Detmold illustrated “a number of books of fantasy drawing… which show a vivid imagination, fine drawing and warm coloring” (Houfe, 115)

“The Detmold twins were a unique phenomenon in British art, recognized by their contemporaries as a single creative personality ‘divided between two bodies’. Their remarkable etchings and watercolours of plants and animals, minutely detailed in the Japanese manner, are all prized collector’s items. Charles Frederick and Edward Barton Detmold were born in Putney, south London, on 21 November 1883. Their middle names were later replaced by ‘Maurice’ and ‘Julius’, but the two boys were generally called Maurice and Edward…At the age of 5 the twins developed a dual passion for drawing and observing animals, and made regular sketching expeditions to Regent’s Park Zoo and the Natural History Museum in South Kensington, where they drew detailed sketches of shells, crayfish, monkey skulls, and hundreds of other animal subjects. Their first book, Pictures from Birdland, comprising 24 colour plates, was published by J.M. Dent for the Christmas market in 1899. The Detmolds’ most celebrated joint achievement, and among the finest book illustrations ever produced, was the set of 16 watercolours depicting scenes from Rudyard Kipling’s The Jungle Book. Macmillan first issued these in November 1903…Maurice suddenly committed suicide in April 1908.

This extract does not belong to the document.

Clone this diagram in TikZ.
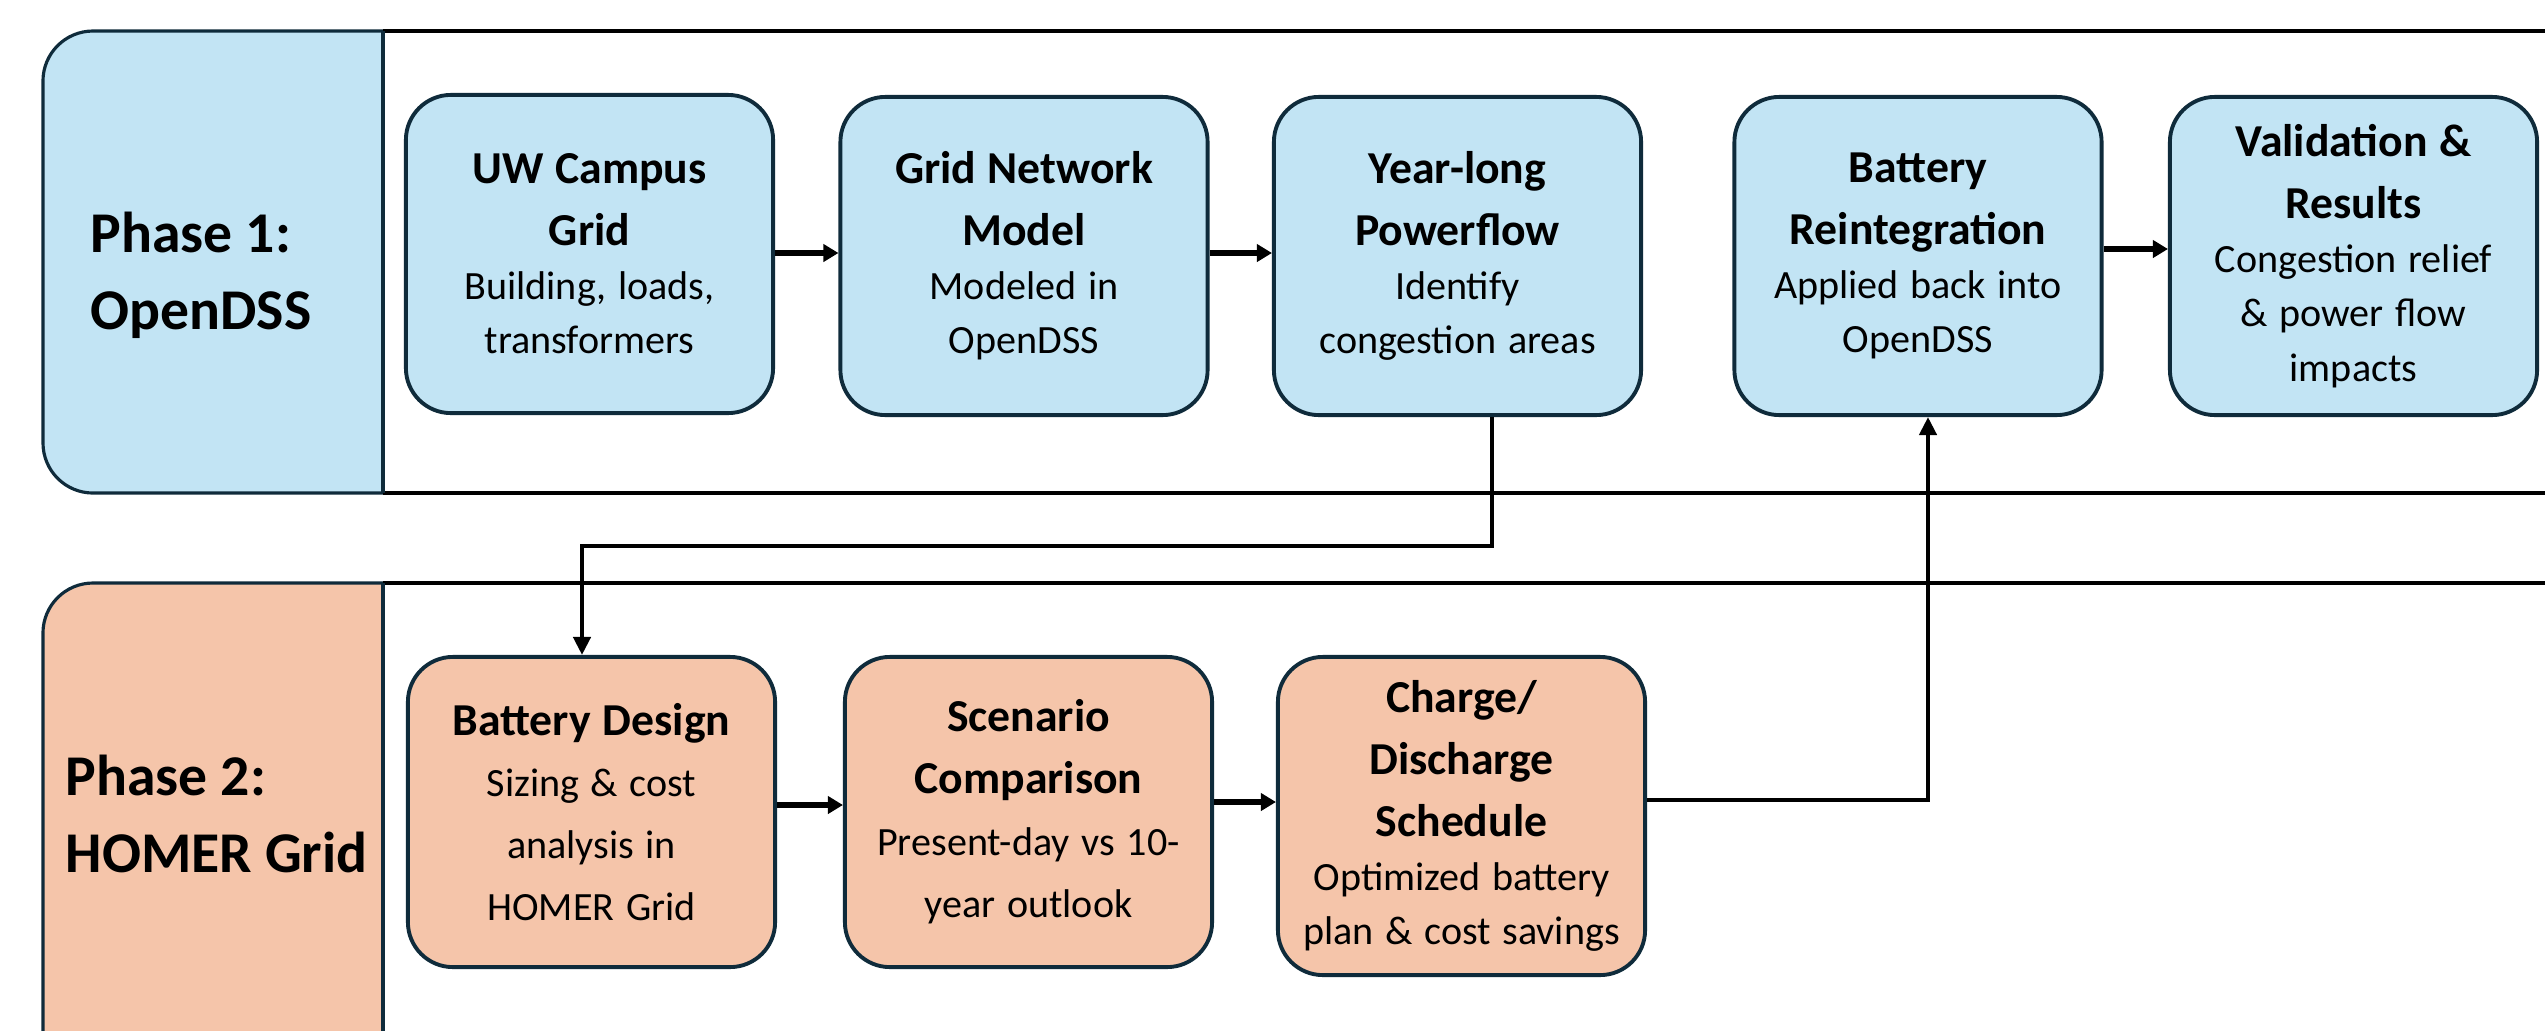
\documentclass[tikz,border=0pt]{standalone}
\usepackage{fontspec}
\setmainfont{Carlito}
\usetikzlibrary{arrows.meta}
\definecolor{blueF}{HTML}{C2E4F4}
\definecolor{peachF}{HTML}{F5C5AA}
\definecolor{bordc}{HTML}{0F2B3B}
\newcommand\ttl{\fontsize{13}{17.6}\selectfont\bfseries}
\newcommand\bdy{\fontsize{11.4}{15.4}\selectfont}
\newcommand\bdyw{\fontsize{11.4}{17.6}\selectfont}
\newcommand\phs{\fontsize{16.4}{21.9}\selectfont\bfseries}
\begin{document}
\begin{tikzpicture}[x=0.01cm,y=-0.01cm,
  box/.style={draw=bordc, line width=1.1pt, rounded corners=0.45cm, align=center,
    text width=3.5cm, inner sep=0pt, minimum width=3.67cm, minimum height=3.18cm},
  bluebox/.style={box, fill=blueF},
  peachbox/.style={box, fill=peachF},
  hdr/.style={draw=bordc, line width=0.9pt},
  laneline/.style={draw=black, line width=1.1pt},
  flow/.style={line width=1.8pt, -{Triangle[length=0.15cm,width=0.17cm]}},
  link/.style={line width=1.2pt, -{Triangle[length=0.18cm,width=0.17cm]}},
  phase/.style={anchor=west, align=left, inner sep=0pt, font=\phs}
]
\useasboundingbox (0,0) rectangle (2545,1030);
\clip (0,0) rectangle (2545,1030);

% Lane 1
\path[hdr, fill=blueF] (383,31) -- (93,31) arc[start angle=90,end angle=180,radius=0.5cm]
  -- (43,443) arc[start angle=180,end angle=270,radius=0.5cm] -- (383,493) -- cycle;
\draw[laneline] (383,31) -- (2600,31);
\draw[laneline] (383,493) -- (2600,493);
\draw[hdr] (383,31) -- (383,493);

% Lane 2
\path[hdr, fill=peachF] (383,583) -- (93,583) arc[start angle=90,end angle=180,radius=0.5cm]
  -- (43,1100) -- (383,1100) -- cycle;
\draw[laneline] (383,583) -- (2600,583);
\draw[hdr] (383,583) -- (383,1100);

\node[phase] (ph1) at (90,275) {Phase 1:\\OpenDSS};
\node[phase] (ph2) at (65,814) {Phase 2:\\HOMER Grid};

% Row 1
\node[bluebox] (b1) at (589.5,254) {{\ttl UW Campus\\Grid\par}{\bdy Building, loads,\\transformers\par}};
\node[bluebox] (b2) at (1024,256) {{\ttl Grid Network\\Model\par}{\bdy Modeled in\\OpenDSS\par}};
\node[bluebox] (b3) at (1457.5,256) {{\ttl Year-long\\Powerflow\par}{\bdy Identify\\congestion areas\par}};
\node[bluebox] (b4) at (1918,256) {{\ttl Battery\\Reintegration\par}{\bdy Applied back into\\OpenDSS\par}};
\node[bluebox] (b5) at (2353.5,256) {{\ttl Validation \&\\Results\par}{\bdy Congestion relief\\\& power flow\\impacts\par}};

% Row 2
\node[peachbox, minimum height=3.10cm] (c1) at (591.5,812) {{\ttl Battery Design\par}{\bdyw Sizing \& cost\\analysis in\\HOMER Grid\par}};
\node[peachbox, minimum height=3.10cm] (c2) at (1028.5,812) {{\ttl Scenario\\Comparison\par}{\bdyw Present-day vs 10-\\year outlook\par}};
\node[peachbox] (c3) at (1461.5,816) {{\ttl Charge/\\Discharge\\Schedule\par}{\bdy Optimized battery\\plan \& cost savings\par}};

% Connectors
\draw[flow] (b1.east |- 0,253) -- (b2.west |- 0,253);
\draw[flow] (b2.east |- 0,253) -- (b3.west |- 0,253);
\draw[flow] (b4.east |- 0,249) -- (b5.west |- 0,249);
\draw[flow] (c1.east |- 0,805) -- (c2.west |- 0,805);
\draw[flow] (c2.east |- 0,802) -- (c3.west |- 0,802);

\coordinate (t1) at (1492,546);
\coordinate (t2) at (582,546);
\draw[link] (b3.south -| t1) -- (t1) -- (t2) -- (t2 |- c1.north);

\coordinate (u1) at (1928,800);
\draw[link] (c3.east |- u1) -- (u1) -- (u1 |- b4.south);
\end{tikzpicture}
\end{document}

"Edward was devastated…[but] was determined to carry on with all the various ideas and projects they had originally planned in unison. He joined the ranks of Hodder & Stoughton’s immortal band of gift book illustrators…with the superb 1909 edition of Aesop’s Fables…For George Allen, Detmold illustrated Lemonnier’s Birds and Beasts (1911), and two de luxe volumes by the Nobel prizewinner Maurice Maeterlinck, The Life of the Bee (1911) and Hours of Gladness (1912). He returned to Hodder & Stoughton with another popular animal series for children: The Book of Baby Birds (1912), The Book of Baby Pets (1913), The Book of Baby Dogs (1914), and Our Little Neighbours (1921). His final two opulent gift books for Hodder & Stoughton were Fabre’s Book of Insects (1921), with 12 remarkable colour studies of the beautiful and bizarre denizens of the insect world a seen through Detmold’s ‘microscope’ eye; and The Arabian Nights (1924), a very successful change of direction into the realms of exotic fantasy. On the strength of The Arabian Nights, Detmold could have become one of the greatest illustrators of fantasy and fairy stories…During the 1920s Detmold continued to draw, paint, and hold exhibitions of etchings and drypoints, but it was not long before he retired completely from public life…On 1 July 1957 he committed suicide, nearly half a century after the death of his twin brother” (Richard Dalby, The Golden Age of Children’s Book Illustration, pp. 96-98).